Изменить размер шрифта - +
Нет слов, чтобы описать, как восхищалась Марина ее умом и профессионализмом. И не одна она, а все студенты. Ежеминутно. Доктор Свенсон не утруждалась даже запоминать, как их зовут, но они все равно подчиняли свои жизни ее воле. С девушками она была особенно жесткой. Рассказывала, как сама пришла учиться в медицинскую школу и мужчины встали в дверях, сцепившись локтями. Они построили баррикаду из своих тел, пинали ее, когда она карабкалась по их головам. А нынешние студентки осваивают профессию врача, не понимая и не ценя тех усилий, которые доктор Свенсон проделала ради них. Нет, Марина не хотела быть как доктор Свен-сон, даже не мечтала об этом. Он хотела лишь проверить, сможет ли пять лет жить по стандартам доктора Свенсон. Но не смогла. Внезапно Марину замутило, как от спиртного. Она почувствовала тень мужчины рядом. Потом он отпустил ее. Она никогда не смогла бы рассказать свою историю Андерсу, даже если бы это помогло ему быть настороже, даже если бы спасло ему жизнь. Нельзя рассказывать такое отцу троих сыновей. Кожа на животе роженицы угрожающе натянулась, истончилась, стала похожа на оболочку воздушного шарика. Марина до сих пор помнила, как сверкала на ней испарина. Она разрезала кожу, добралась сквозь жировую ткань до мышц, думая о том, что времени совсем не осталось.

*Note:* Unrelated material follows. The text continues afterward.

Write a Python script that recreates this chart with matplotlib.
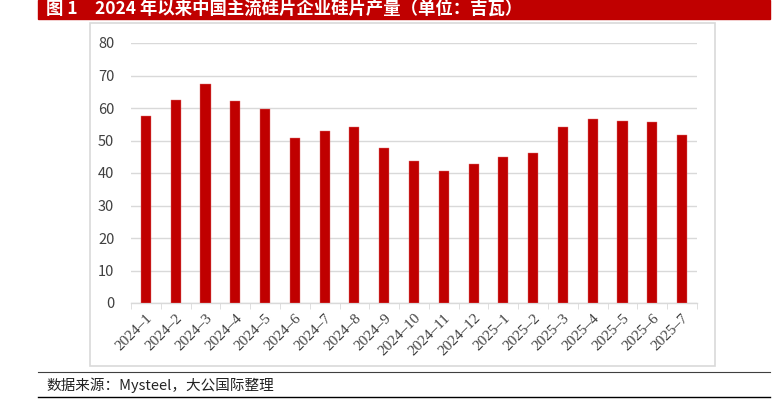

Ее руки работали втрое проворней обычного… вот, наконец, и матка. Казалось, своей быстротой она спасает жизнь ребенка, но в тот самый момент, когда Марина поняла, что перед ней головное предлежание, лицом вверх, лезвие скальпеля рассекло кожу плода на границе волосяного покрова – и распороло до середины щеки. По лицу Марины словно тоже прошелся скальпель – быстро, решительно, прямо по глазу. И по лицу отца тоже. Приехав в больницу, он нашел там жену под наркозом и сына – со шрамом и наполовину слепого. Марина вышла к нему в холл и сообщила, что произошло. Мужчина вздрогнул точно так же, как вздрогнула она сама. Тогда ему не позволили взглянуть на младенца. Над ним уже хлопотали специалисты, но исправить все было невозможно.

К огромному удивлению Марины, из ординатуры ее не выгнали. Когда завершилось расследование и был закрыт судебный иск, ей позволили вернуться. Самое ужасное, что не винила ее и роженица. Она хотела получить компенсацию за причиненный ущерб, но не жаждала Марининой крови. Сказала, что, если не считать той ошибки, доктор все сделала правильно. Если не считать той ошибки. Так что Марине пришлось самой отмерять себе наказание. Она была не в силах смотреть в глаза однокашников, прикасаться к пациентам. Не могла она и вернуться к доктору Свен-сон – во время разбирательства дела та заявила, что старший ординатор получила указание не предпринимать самостоятельных действий и что в течение тех трех часов сердцебиение плода слабело, но всякий раз возвращалось к норме. Можно было не спешить. Не исключено, что через час-другой расширился бы родовой канал. А может, еще десять минут – и плод бы погиб. Наверняка никто не знал. Марина была тонущим кораблем, доктор Свенсон отвернулась от нее и ушла по твердой суше. Вероятно, доктор Свенсон даже не узнала бы Марину в лицо, встреться они в больничном коридоре.

Нет, Андерс ни за что не остался бы дома. Как он мог упустить шанс посреди зимы отправиться на берега Амазонки фотографировать каракар! Да ведь уже ничего и не исправить – он уехал, он умер, Марина летит в Бразилию выяснять, что случилось с его телом. Всю ночь она провела с роженицей, лишила глаза ее ребенка, и теперь ее глаза закрывались сами собой, открывались и снова закрывались. Такова была цена поездки к доктору Свенсон – воспоминания. Марина пошла в свою лабораторию, хоть и обещала мужчине в соседнем кресле не делать этого. Прошла по темному коридору. Вошла в темную комнату, взяла со стола Андерса фотографию его сыновей – на ней все трое были охвачены приступом веселья. Улыбки мальчишек – улыбки из другой жизни – казалось, источали свет. И тут дверь открылась опять.